My advice is to design your system so you can use Post as much as possible.
This technology was designed for asynchronous concurrency where the objective is to fire-and-forget messages. The idea of waiting for a response goes directly against the grain of this.
I have a remote server which handles various different commands, one of which is an event fetching method.
The event fetch returns right away if there is 1 or more events listed in the queue ready for processing. If the event queue is empty, this method does not return until a timeout of a few seconds. This way I don't run into any HTTP/socket timeouts. The moment an event becomes available, the method returns right away. This way the client only ever makes connections to the server, and the server does not have to make any connections to the client.
This event mechanism works nicely. I'm using the boost library to handle queues, event notifications, etc.
Here's the problem. While the server is holding back on returning from the event fetch method, during that time, I can't issue any other commands.
In the source code, XmlRpcDispatch.cpp, I'm seeing in the "work" method, a simple loop that uses a blocking call to "select".
Seems like while the handling of a method is busy, no other requests are processed.
Question: am I not seeing something and can XmlRpcpp (xmlrpc++) handle multiple requests asynchronously? Does anyone know of a better xmlrpc library for C++? I don't suppose the Boost library has a component that lets me issue remote commands?
I actually don't care about the XML or over-HTTP feature.

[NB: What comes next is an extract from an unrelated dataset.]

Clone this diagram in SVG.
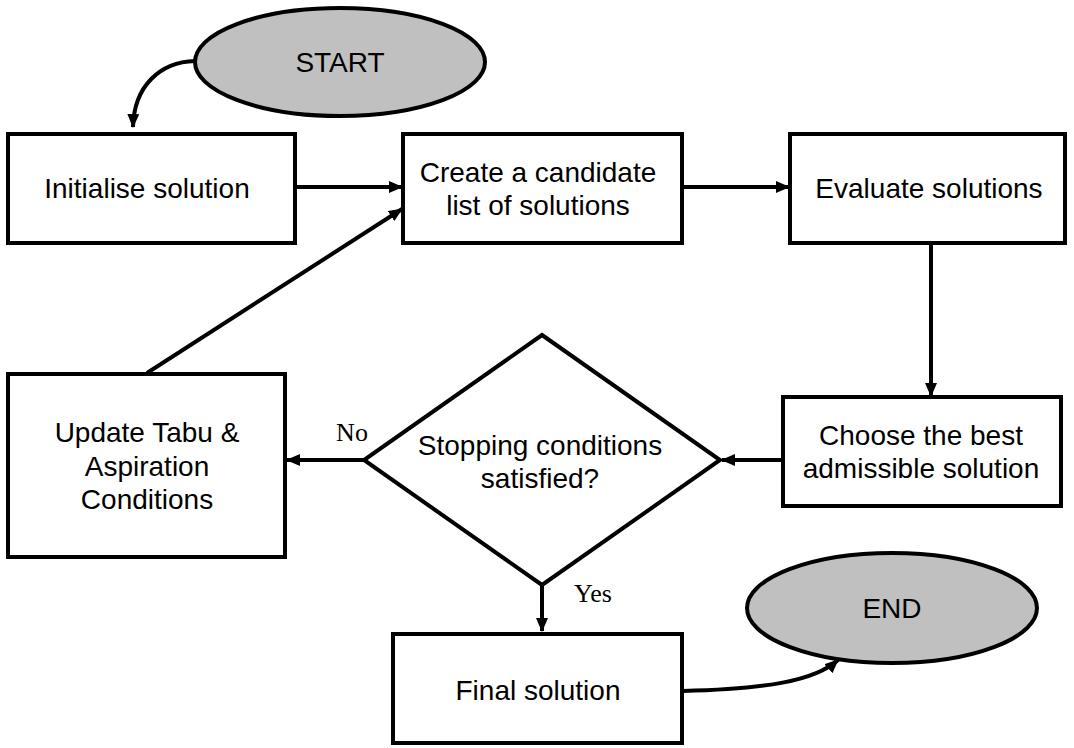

I simply need to issue (asynchronous) commands over TCP in any shape or form?
I look forward to any input anyone might offer.
I had some problems with XMLRPC also, and investigated many solutions like GSoap and XMLRPC++, but in the end I gave up and wrote the whole HTTP+XMLRPC from scratch using Boost.ASIO and TinyXML++ (later I swaped TinyXML to expat). It wasn't really that much work; I did it myself in about a week, starting from scratch and ending up with many RPC calls fully implemented.
Boost.ASIO gave great results. It is, as its name says, totally async, and with excellent performance with little overhead, which to me was very important because it was running in an embedded environment (MIPS).
Later, and this might be your case, I changed XML to Google's Protocol-buffers, and was even happier. Its API, as well as its message containers, are all type safe (i.e. you send an int and a float, and it never gets converted to string and back, as is the case with XML), and once you get the hang of it, which doesn't take very long, its very productive solution.
My recomendation: if you can ditch XML, go with Boost.ASIO + ProtobufIf you need XML: Boost.ASIO + Expat
Doing this stuff from scratch is really worth it.